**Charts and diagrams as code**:
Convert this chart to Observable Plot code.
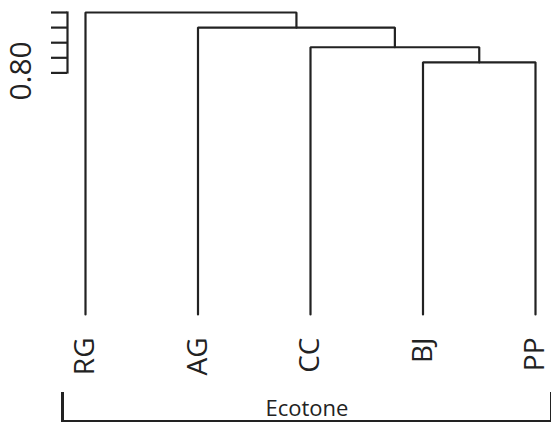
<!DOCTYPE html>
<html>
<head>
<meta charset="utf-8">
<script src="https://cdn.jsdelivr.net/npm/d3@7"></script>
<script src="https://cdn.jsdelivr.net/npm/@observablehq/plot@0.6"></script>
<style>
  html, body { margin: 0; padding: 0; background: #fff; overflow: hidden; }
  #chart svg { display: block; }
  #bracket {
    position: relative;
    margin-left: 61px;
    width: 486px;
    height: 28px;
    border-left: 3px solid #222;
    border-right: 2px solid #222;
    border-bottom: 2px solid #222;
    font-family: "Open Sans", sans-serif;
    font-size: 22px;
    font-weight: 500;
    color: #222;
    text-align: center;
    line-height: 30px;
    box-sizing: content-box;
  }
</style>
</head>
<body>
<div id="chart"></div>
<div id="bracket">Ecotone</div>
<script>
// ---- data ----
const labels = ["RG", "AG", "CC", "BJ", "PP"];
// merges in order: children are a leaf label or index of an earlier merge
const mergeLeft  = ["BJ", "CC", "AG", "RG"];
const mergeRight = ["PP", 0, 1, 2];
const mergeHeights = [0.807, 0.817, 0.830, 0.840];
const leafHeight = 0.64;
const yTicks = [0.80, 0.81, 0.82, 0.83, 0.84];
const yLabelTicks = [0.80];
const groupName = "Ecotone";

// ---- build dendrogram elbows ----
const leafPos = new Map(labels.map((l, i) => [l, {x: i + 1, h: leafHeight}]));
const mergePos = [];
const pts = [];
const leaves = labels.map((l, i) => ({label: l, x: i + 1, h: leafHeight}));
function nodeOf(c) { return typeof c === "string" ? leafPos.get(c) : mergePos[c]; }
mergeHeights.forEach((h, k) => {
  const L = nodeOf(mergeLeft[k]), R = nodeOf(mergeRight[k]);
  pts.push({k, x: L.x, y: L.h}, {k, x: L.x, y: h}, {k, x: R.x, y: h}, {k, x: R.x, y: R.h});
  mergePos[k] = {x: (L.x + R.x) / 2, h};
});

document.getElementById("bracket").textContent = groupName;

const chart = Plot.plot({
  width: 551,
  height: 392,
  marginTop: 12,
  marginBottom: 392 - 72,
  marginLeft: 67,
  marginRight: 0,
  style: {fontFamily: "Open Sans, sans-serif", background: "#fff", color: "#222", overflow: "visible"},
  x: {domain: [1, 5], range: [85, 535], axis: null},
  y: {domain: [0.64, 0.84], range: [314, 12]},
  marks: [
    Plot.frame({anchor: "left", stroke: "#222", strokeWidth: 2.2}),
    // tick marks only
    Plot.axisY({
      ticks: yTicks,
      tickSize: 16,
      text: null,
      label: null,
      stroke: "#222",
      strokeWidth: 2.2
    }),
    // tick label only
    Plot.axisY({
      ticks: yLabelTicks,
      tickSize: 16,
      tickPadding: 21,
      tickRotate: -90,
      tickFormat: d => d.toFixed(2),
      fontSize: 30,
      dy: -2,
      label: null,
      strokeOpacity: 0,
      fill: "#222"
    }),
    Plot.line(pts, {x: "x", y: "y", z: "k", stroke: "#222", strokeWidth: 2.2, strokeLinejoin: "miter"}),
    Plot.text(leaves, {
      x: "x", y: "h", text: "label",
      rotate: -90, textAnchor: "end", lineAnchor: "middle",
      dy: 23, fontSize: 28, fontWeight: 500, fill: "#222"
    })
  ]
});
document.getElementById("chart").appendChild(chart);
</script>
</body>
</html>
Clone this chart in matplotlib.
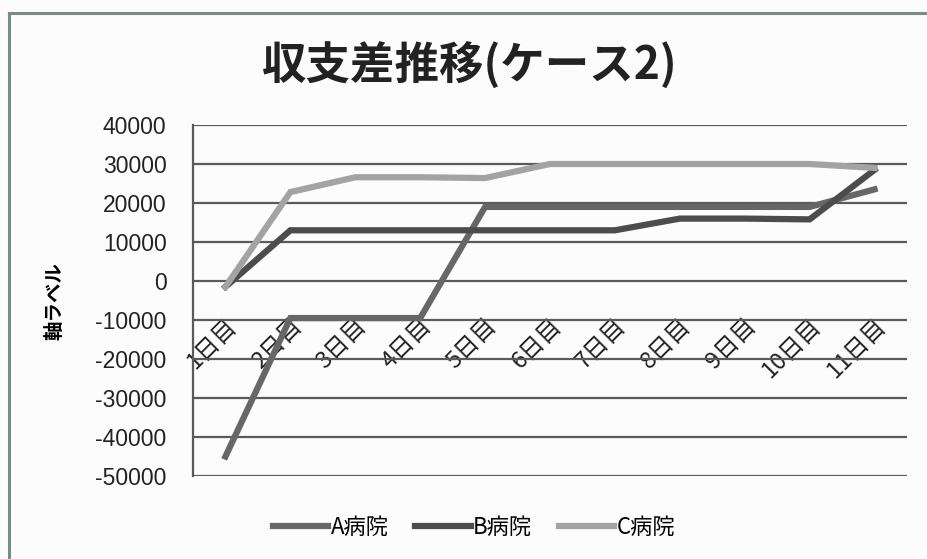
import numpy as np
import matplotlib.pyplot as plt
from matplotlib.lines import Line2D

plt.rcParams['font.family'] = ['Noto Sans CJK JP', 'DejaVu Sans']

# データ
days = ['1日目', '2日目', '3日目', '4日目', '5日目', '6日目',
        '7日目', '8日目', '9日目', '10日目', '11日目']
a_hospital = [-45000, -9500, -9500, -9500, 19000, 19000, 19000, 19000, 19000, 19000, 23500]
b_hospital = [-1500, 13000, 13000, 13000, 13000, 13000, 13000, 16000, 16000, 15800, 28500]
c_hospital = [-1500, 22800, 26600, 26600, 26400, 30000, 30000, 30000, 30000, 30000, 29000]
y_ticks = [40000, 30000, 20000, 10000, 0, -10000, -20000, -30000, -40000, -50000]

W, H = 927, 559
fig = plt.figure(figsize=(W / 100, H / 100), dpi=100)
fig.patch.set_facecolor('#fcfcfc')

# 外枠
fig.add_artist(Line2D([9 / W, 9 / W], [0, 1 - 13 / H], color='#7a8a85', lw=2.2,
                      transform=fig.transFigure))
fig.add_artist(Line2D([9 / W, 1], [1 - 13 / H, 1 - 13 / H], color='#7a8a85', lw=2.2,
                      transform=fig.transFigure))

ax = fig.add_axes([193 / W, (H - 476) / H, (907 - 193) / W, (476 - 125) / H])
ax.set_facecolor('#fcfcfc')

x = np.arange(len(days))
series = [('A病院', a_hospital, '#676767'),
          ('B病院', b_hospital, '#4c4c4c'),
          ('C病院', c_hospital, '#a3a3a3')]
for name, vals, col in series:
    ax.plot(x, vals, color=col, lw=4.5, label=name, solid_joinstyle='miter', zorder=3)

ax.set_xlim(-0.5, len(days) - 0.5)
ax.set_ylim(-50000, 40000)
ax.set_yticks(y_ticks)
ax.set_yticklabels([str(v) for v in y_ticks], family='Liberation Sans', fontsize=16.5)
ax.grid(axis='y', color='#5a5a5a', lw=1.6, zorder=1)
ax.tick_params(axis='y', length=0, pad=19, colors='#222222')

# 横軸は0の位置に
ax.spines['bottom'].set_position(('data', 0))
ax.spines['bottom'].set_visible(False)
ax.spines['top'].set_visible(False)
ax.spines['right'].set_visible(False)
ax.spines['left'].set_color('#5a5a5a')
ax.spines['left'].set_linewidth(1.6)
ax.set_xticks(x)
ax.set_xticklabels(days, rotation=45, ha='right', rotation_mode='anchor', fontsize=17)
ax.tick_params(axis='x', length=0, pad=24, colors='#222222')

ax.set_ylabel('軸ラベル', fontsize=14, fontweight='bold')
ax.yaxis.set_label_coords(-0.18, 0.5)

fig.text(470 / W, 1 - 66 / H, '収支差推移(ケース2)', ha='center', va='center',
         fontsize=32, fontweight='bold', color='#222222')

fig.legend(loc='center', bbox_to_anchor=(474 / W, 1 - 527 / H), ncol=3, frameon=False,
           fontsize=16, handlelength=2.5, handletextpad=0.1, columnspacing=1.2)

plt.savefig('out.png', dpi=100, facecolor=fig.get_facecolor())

**Stated task**: Give every line back word for word and leave the pictures out.

**Full response**:
Convert this chart to Observable Plot code.
<!DOCTYPE html>
<html>
<head>
<meta charset="utf-8">
<script src="https://cdn.jsdelivr.net/npm/d3@7"></script>
<script src="https://cdn.jsdelivr.net/npm/@observablehq/plot@0.6"></script>
<style>
  html, body { margin: 0; padding: 0; background: #fff; overflow: hidden; }
  #chart svg { display: block; }
  #bracket {
    position: relative;
    margin-left: 61px;
    width: 486px;
    height: 28px;
    border-left: 3px solid #222;
    border-right: 2px solid #222;
    border-bottom: 2px solid #222;
    font-family: "Open Sans", sans-serif;
    font-size: 22px;
    font-weight: 500;
    color: #222;
    text-align: center;
    line-height: 30px;
    box-sizing: content-box;
  }
</style>
</head>
<body>
<div id="chart"></div>
<div id="bracket">Ecotone</div>
<script>
// ---- data ----
const labels = ["RG", "AG", "CC", "BJ", "PP"];
// merges in order: children are a leaf label or index of an earlier merge
const mergeLeft  = ["BJ", "CC", "AG", "RG"];
const mergeRight = ["PP", 0, 1, 2];
const mergeHeights = [0.807, 0.817, 0.830, 0.840];
const leafHeight = 0.64;
const yTicks = [0.80, 0.81, 0.82, 0.83, 0.84];
const yLabelTicks = [0.80];
const groupName = "Ecotone";

// ---- build dendrogram elbows ----
const leafPos = new Map(labels.map((l, i) => [l, {x: i + 1, h: leafHeight}]));
const mergePos = [];
const pts = [];
const leaves = labels.map((l, i) => ({label: l, x: i + 1, h: leafHeight}));
function nodeOf(c) { return typeof c === "string" ? leafPos.get(c) : mergePos[c]; }
mergeHeights.forEach((h, k) => {
  const L = nodeOf(mergeLeft[k]), R = nodeOf(mergeRight[k]);
  pts.push({k, x: L.x, y: L.h}, {k, x: L.x, y: h}, {k, x: R.x, y: h}, {k, x: R.x, y: R.h});
  mergePos[k] = {x: (L.x + R.x) / 2, h};
});

document.getElementById("bracket").textContent = groupName;

const chart = Plot.plot({
  width: 551,
  height: 392,
  marginTop: 12,
  marginBottom: 392 - 72,
  marginLeft: 67,
  marginRight: 0,
  style: {fontFamily: "Open Sans, sans-serif", background: "#fff", color: "#222", overflow: "visible"},
  x: {domain: [1, 5], range: [85, 535], axis: null},
  y: {domain: [0.64, 0.84], range: [314, 12]},
  marks: [
    Plot.frame({anchor: "left", stroke: "#222", strokeWidth: 2.2}),
    // tick marks only
    Plot.axisY({
      ticks: yTicks,
      tickSize: 16,
      text: null,
      label: null,
      stroke: "#222",
      strokeWidth: 2.2
    }),
    // tick label only
    Plot.axisY({
      ticks: yLabelTicks,
      tickSize: 16,
      tickPadding: 21,
      tickRotate: -90,
      tickFormat: d => d.toFixed(2),
      fontSize: 30,
      dy: -2,
      label: null,
      strokeOpacity: 0,
      fill: "#222"
    }),
    Plot.line(pts, {x: "x", y: "y", z: "k", stroke: "#222", strokeWidth: 2.2, strokeLinejoin: "miter"}),
    Plot.text(leaves, {
      x: "x", y: "h", text: "label",
      rotate: -90, textAnchor: "end", lineAnchor: "middle",
      dy: 23, fontSize: 28, fontWeight: 500, fill: "#222"
    })
  ]
});
document.getElementById("chart").appendChild(chart);
</script>
</body>
</html>
Clone this chart in matplotlib.
import numpy as np
import matplotlib.pyplot as plt
from matplotlib.lines import Line2D

plt.rcParams['font.family'] = ['Noto Sans CJK JP', 'DejaVu Sans']

# データ
days = ['1日目', '2日目', '3日目', '4日目', '5日目', '6日目',
        '7日目', '8日目', '9日目', '10日目', '11日目']
a_hospital = [-45000, -9500, -9500, -9500, 19000, 19000, 19000, 19000, 19000, 19000, 23500]
b_hospital = [-1500, 13000, 13000, 13000, 13000, 13000, 13000, 16000, 16000, 15800, 28500]
c_hospital = [-1500, 22800, 26600, 26600, 26400, 30000, 30000, 30000, 30000, 30000, 29000]
y_ticks = [40000, 30000, 20000, 10000, 0, -10000, -20000, -30000, -40000, -50000]

W, H = 927, 559
fig = plt.figure(figsize=(W / 100, H / 100), dpi=100)
fig.patch.set_facecolor('#fcfcfc')

# 外枠
fig.add_artist(Line2D([9 / W, 9 / W], [0, 1 - 13 / H], color='#7a8a85', lw=2.2,
                      transform=fig.transFigure))
fig.add_artist(Line2D([9 / W, 1], [1 - 13 / H, 1 - 13 / H], color='#7a8a85', lw=2.2,
                      transform=fig.transFigure))

ax = fig.add_axes([193 / W, (H - 476) / H, (907 - 193) / W, (476 - 125) / H])
ax.set_facecolor('#fcfcfc')

x = np.arange(len(days))
series = [('A病院', a_hospital, '#676767'),
          ('B病院', b_hospital, '#4c4c4c'),
          ('C病院', c_hospital, '#a3a3a3')]
for name, vals, col in series:
    ax.plot(x, vals, color=col, lw=4.5, label=name, solid_joinstyle='miter', zorder=3)

ax.set_xlim(-0.5, len(days) - 0.5)
ax.set_ylim(-50000, 40000)
ax.set_yticks(y_ticks)
ax.set_yticklabels([str(v) for v in y_ticks], family='Liberation Sans', fontsize=16.5)
ax.grid(axis='y', color='#5a5a5a', lw=1.6, zorder=1)
ax.tick_params(axis='y', length=0, pad=19, colors='#222222')

# 横軸は0の位置に
ax.spines['bottom'].set_position(('data', 0))
ax.spines['bottom'].set_visible(False)
ax.spines['top'].set_visible(False)
ax.spines['right'].set_visible(False)
ax.spines['left'].set_color('#5a5a5a')
ax.spines['left'].set_linewidth(1.6)
ax.set_xticks(x)
ax.set_xticklabels(days, rotation=45, ha='right', rotation_mode='anchor', fontsize=17)
ax.tick_params(axis='x', length=0, pad=24, colors='#222222')

ax.set_ylabel('軸ラベル', fontsize=14, fontweight='bold')
ax.yaxis.set_label_coords(-0.18, 0.5)

fig.text(470 / W, 1 - 66 / H, '収支差推移(ケース2)', ha='center', va='center',
         fontsize=32, fontweight='bold', color='#222222')

fig.legend(loc='center', bbox_to_anchor=(474 / W, 1 - 527 / H), ncol=3, frameon=False,
           fontsize=16, handlelength=2.5, handletextpad=0.1, columnspacing=1.2)

plt.savefig('out.png', dpi=100, facecolor=fig.get_facecolor())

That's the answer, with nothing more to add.